Huis-clos burlesque.
Un sens aigu du burlesque le caractérise.
Comique, finesse d’observation, maîtrise des réglages y prennent toute leur résonance.
Son dernier spectacle nous fait partager la folle journée de tournage d’une équipe de cinéma installée dans un car loge de maquillage.
Nous sommes à la montagne, la tempête de neige fait rage.
L’arrivée par un froid polaire de la maquilleuse suivi du maquilleur tout emmitouflés, leur installation et les préparatifs auxquels ils se livrent sont aussitôt prétexte à une première série de bruitages et mimiques irrésistibles.
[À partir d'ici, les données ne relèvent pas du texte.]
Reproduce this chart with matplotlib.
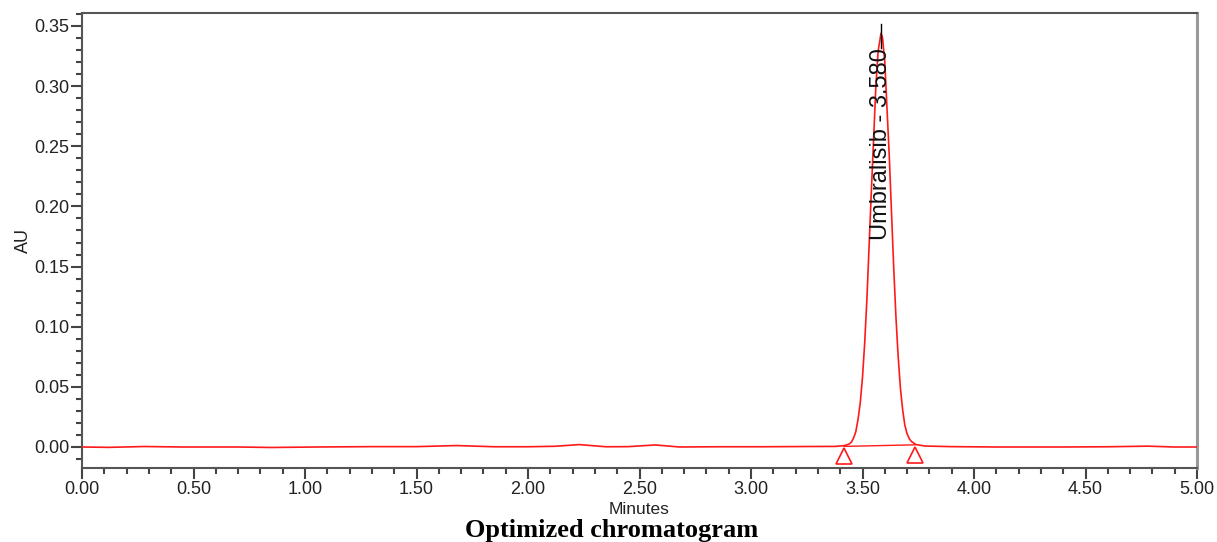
import matplotlib
matplotlib.use("Agg")
import matplotlib.pyplot as plt
from matplotlib.ticker import MultipleLocator, FormatStrFormatter

# --- data ---
time_min = [0.00, 0.12, 0.28, 0.45, 0.70, 0.85, 1.05, 1.30, 1.50, 1.68, 1.85,
            2.00, 2.12, 2.23, 2.35, 2.45, 2.57, 2.68, 2.85, 3.05, 3.25, 3.38,
            3.42, 3.44, 3.45, 3.46, 3.47, 3.48, 3.49, 3.50, 3.51, 3.52, 3.54,
            3.56, 3.57, 3.583, 3.59, 3.60, 3.62, 3.64, 3.65, 3.66, 3.67, 3.68,
            3.69, 3.70, 3.71, 3.72, 3.74, 3.78, 3.90, 4.10, 4.40, 4.60,
            4.78, 4.90, 5.00]
signal_au = [0.0000, -0.0003, 0.0004, 0.0000, 0.0000, -0.0004, 0.0000, 0.0003,
             0.0003, 0.0012, 0.0002, 0.0002, 0.0006, 0.0020, 0.0002, 0.0003,
             0.0017, 0.0000, 0.0002, 0.0002, 0.0004, 0.0005,
             0.0012, 0.0025, 0.0040, 0.0075, 0.0127, 0.023, 0.0368, 0.058, 0.087,
             0.124, 0.214, 0.300, 0.329, 0.344, 0.340, 0.320, 0.242, 0.149,
             0.108, 0.075, 0.049, 0.031, 0.018, 0.011, 0.0068, 0.0045, 0.0020,
             0.0008, 0.0003, 0.0000, 0.0000, 0.0002, 0.0007, 0.0000, 0.0000]

peak_name = "Umbralisib"
peak_rt = 3.583
peak_label = "Umbralisib - 3.580"
peak_height = 0.344
peak_start = [3.417, 0.0005]
peak_end = [3.735, 0.0018]

x_ticks = [0.00, 0.50, 1.00, 1.50, 2.00, 2.50, 3.00, 3.50, 4.00, 4.50, 5.00]
y_ticks = [0.00, 0.05, 0.10, 0.15, 0.20, 0.25, 0.30, 0.35]

W, H = 1217, 542
fig = plt.figure(figsize=(W / 100, H / 100), dpi=100)
ax = fig.add_axes([82 / W, 1 - 468 / H, (1197 - 82) / W, (468 - 13) / H])

red = "#ff1a1a"
ax.plot(time_min, signal_au, color=red, lw=1.2, zorder=3)
# baseline of integration
ax.plot([peak_start[0], peak_end[0]], [peak_start[1], peak_end[1]],
        color=red, lw=1.0, zorder=3)
# peak start / end markers
ax.plot([peak_start[0], peak_end[0]], [-0.0072, -0.0066], ls="none",
        marker="^", ms=12, mfc="white", mec=red, mew=1.2, zorder=4)
# apex label
ax.plot([peak_rt, peak_rt], [0.332, 0.3516], color="black", lw=1.0, zorder=4)
ax.text(peak_rt, 0.3315, peak_label, rotation=90, ha="center", va="top",
        fontsize=17, family="Liberation Sans", color="#111111", zorder=5)

ax.set_xlim(0, 5.0)
ax.set_ylim(-0.01746, 0.3608)
ax.set_xticks(x_ticks)
ax.set_yticks(y_ticks)
ax.xaxis.set_minor_locator(MultipleLocator(0.1))
ax.yaxis.set_minor_locator(MultipleLocator(0.01))
ax.xaxis.set_major_formatter(FormatStrFormatter("%.2f"))
ax.yaxis.set_major_formatter(FormatStrFormatter("%.2f"))

ax.tick_params(axis="both", which="major", length=8, width=1.5, color="#444444",
               labelsize=13, labelcolor="#222222", direction="out")
ax.tick_params(axis="both", which="minor", length=4.5, width=1.5, color="#444444",
               direction="out")
ax.tick_params(axis="y", which="major", pad=1)
ax.tick_params(axis="x", which="major", pad=1.5)
for lab in ax.get_xticklabels() + ax.get_yticklabels():
    lab.set_family("Liberation Sans")

for side in ["left", "bottom", "top"]:
    ax.spines[side].set_color("#555555")
    ax.spines[side].set_linewidth(1.5)
ax.spines["right"].set_color("#999999")
ax.spines["right"].set_linewidth(2.2)

ax.set_xlabel("Minutes", fontsize=12.5, family="Liberation Sans", color="#222222",
              labelpad=3)
ax.set_ylabel("AU", fontsize=13, family="Liberation Sans", color="#222222",
              labelpad=2)

fig.text(612 / W, 1 - 531 / H, "Optimized chromatogram", ha="center", va="center",
         fontsize=19, fontweight="bold", family="Liberation Serif", color="black")

fig.savefig("out.png", dpi=100)
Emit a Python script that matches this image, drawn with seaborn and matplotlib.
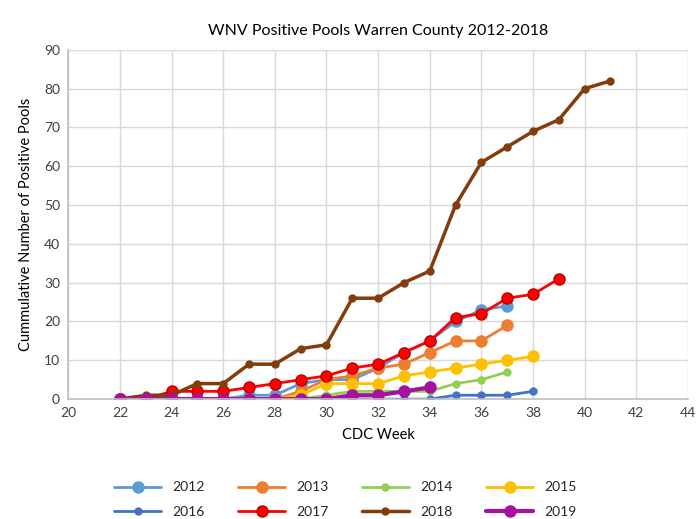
import numpy as np
import matplotlib
matplotlib.use("Agg")
import matplotlib.pyplot as plt
import seaborn as sns

weeks = list(range(22, 42))

y2012 = [0, 0, 0, 0, 0, 1, 1, 4, 5, 5, 8, 12, 15, 20, 23, 24]
y2013 = [0, 0, 0, 0, 0, 0, 0, 2, 5, 6, 8, 9, 12, 15, 15, 19]
y2014 = [0, 0, 0, 0, 0, 0, 0, 0, 1, 2, 2, 2, 2, 4, 5, 7]
y2015 = [0, 0, 0, 0, 0, 0, 0, 1, 4, 4, 4, 6, 7, 8, 9, 10, 11]
y2016 = [0, 0, 0, 0, 0, 0, 0, 0, 0, 0, 0, 0, 0, 1, 1, 1, 2]
y2017 = [0, 0, 2, 2, 2, 3, 4, 5, 6, 8, 9, 12, 15, 21, 22, 26, 27, 31]
y2018 = [0, 1, 1, 4, 4, 9, 9, 13, 14, 26, 26, 30, 33, 50, 61, 65, 69, 72, 80, 82]
y2019 = [0, 0, 0, 0, 0, 0, 0, 0, 0, 1, 1, 2, 3]

series = [
    ("2012", y2012, "#5B9BD5", "#5B9BD5", 8, 2.0),
    ("2013", y2013, "#ED7D31", "#ED7D31", 8, 2.0),
    ("2014", y2014, "#92D050", "#92D050", 5, 2.0),
    ("2015", y2015, "#FFC000", "#FFC000", 8, 2.0),
    ("2016", y2016, "#4472C4", "#4472C4", 5, 2.0),
    ("2017", y2017, "#FF0000", "#C00000", 8, 2.0),
    ("2018", y2018, "#843C0C", "#843C0C", 5, 2.5),
    ("2019", y2019, "#A5129F", "#A5129F", 8, 3.0),
]

sns.set_style("white")
plt.rcParams["font.family"] = ["Lato", "DejaVu Sans"]

fig, ax = plt.subplots(figsize=(6.97, 5.19), dpi=100)
fig.subplots_adjust(left=0.098, right=0.987, top=0.904, bottom=0.231)

handles = {}
for name, vals, col, edge, ms, lw in series:
    sns.lineplot(x=weeks[:len(vals)], y=vals, ax=ax, color=col, linewidth=lw,
                 marker="o", markersize=ms, markerfacecolor=col,
                 markeredgecolor=edge, markeredgewidth=1.0, label=name)
    handles[name] = ax.lines[-1]

ax.set_xlim(20, 44)
ax.set_ylim(0, 90)
ax.set_xticks(np.arange(20, 45, 2))
ax.set_yticks(np.arange(0, 91, 10))
ax.grid(True, color="#D9D9D9", linewidth=1.0)
ax.set_axisbelow(True)
for s in ["top", "right"]:
    ax.spines[s].set_visible(False)
for s in ["left", "bottom"]:
    ax.spines[s].set_color("#BFBFBF")
    ax.spines[s].set_linewidth(1.2)
ax.tick_params(axis="both", labelsize=10, colors="#404040", length=0, pad=6)

ax.set_xlabel("CDC Week", fontsize=10.5, color="#000000", labelpad=6)
ax.set_ylabel("Cummulative Number of Positive Pools", fontsize=10.5, color="#000000", labelpad=8)
ax.set_title("WNV Positive Pools Warren County 2012-2018", fontsize=11.5, color="#000000", pad=11)

# legend fills column-wise, so reorder to get 2012-2015 on the first row
order = ["2012", "2016", "2013", "2017", "2014", "2018", "2015", "2019"]
ax.legend([handles[n] for n in order], order, loc="upper center",
          bbox_to_anchor=(0.447, -0.2), ncol=4, frameon=False, fontsize=10,
          handlelength=3.4, handletextpad=0.8, columnspacing=2.4, labelspacing=0.9)

fig.savefig("out.png", dpi=100)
Elle a le dos fragile, manque de rester bloquée, lui s’admire dans le miroir, tous deux, en professionnels avertis s’agitent en tout sens, pressés par le temps. Mise en route du chauffage, essais de la laque, du séchoir électrique, nettoyage des pots et pinceaux de maquillage sont accomplis tel un immuable rituel filmé en accéléré.
Puis, dans de glaciaux courants d’air et sous les rafales d’un vent violent, des êtres indéfinissables font à leur tour leur entrée.
Seule l’aide empressée des maquilleurs qui les débarrassent de tous leurs vêtements chauds, occasion d’une surprenante séance «d’effeuillage» à base d’écharpes, bonnets, manteaux, lunettes de soleil, nous permet de découvrir la vedette masculine acclamée par ses fans, une comédienne complètement somnambule, un figurant aussitôt rudoyé.
Joli garçon, débordant de bonne volonté mais tétanisé à l’écoute des ordres du metteur en scène, grésillements indéchiffrables émis par son talkie-walkie, l’assistant se démène de son mieux.
Longue chevelure argentée, casquette et lunettes noires, petit blouson de cuir, le metteur en scène, lors de courtes apparitions, impérial, fait montre de toute son autorité dans le choix d’un oeil crevé pour la vedette masculine, de son sens de l’esquive face à la vedette féminine contestant son texte, de son indifférence pour le malheureux figurant.
En dépit de ses tentatives, ignorées de tous, celui-ci manquera de finir étranglé par le fil du séchoir.
Le déroulement de cette journée de tournage nous réservera encore de nombreux rebondissements: crises d‘ego ou de découragement, moments de tension, d’affrontements comme d’amitié chaleureuse se succèdent dans cet espace clos de cohabitation forcée.
Dans les costumes très réussis de Valérie Adda, sous les lumières de Laurent Béal, accompagnés du son de Guillaume Duguet, les saynètes s’enchaînent réglées de main de maître et parfaitement interprétées par l’ensemble des comédiens dialoguant brillamment en borborygmes/gromelo, accompagnés d’une gestuelle admirablement drôle et significative.
Débuté sur un rythme d’enfer, d’une véritable puissance comique, on ne peut que regretter quelques longueurs qui ralentissent l’action étirant le propos.
Il n’en demeure pas moins que cet opus regorge de trésors, de gags, de trouvailles sonores et visuelles.
Lucide et empathique à la fois, Mathilda May nous dévoile «l’envers du décor» d’un monde moins glamour qu’il n’y paraît observé avec profondeur, justesse, décrit au sceau du comique.
Dans un morne paysage théâtral,
Une soirée qui n’engendre pas la mélancolie.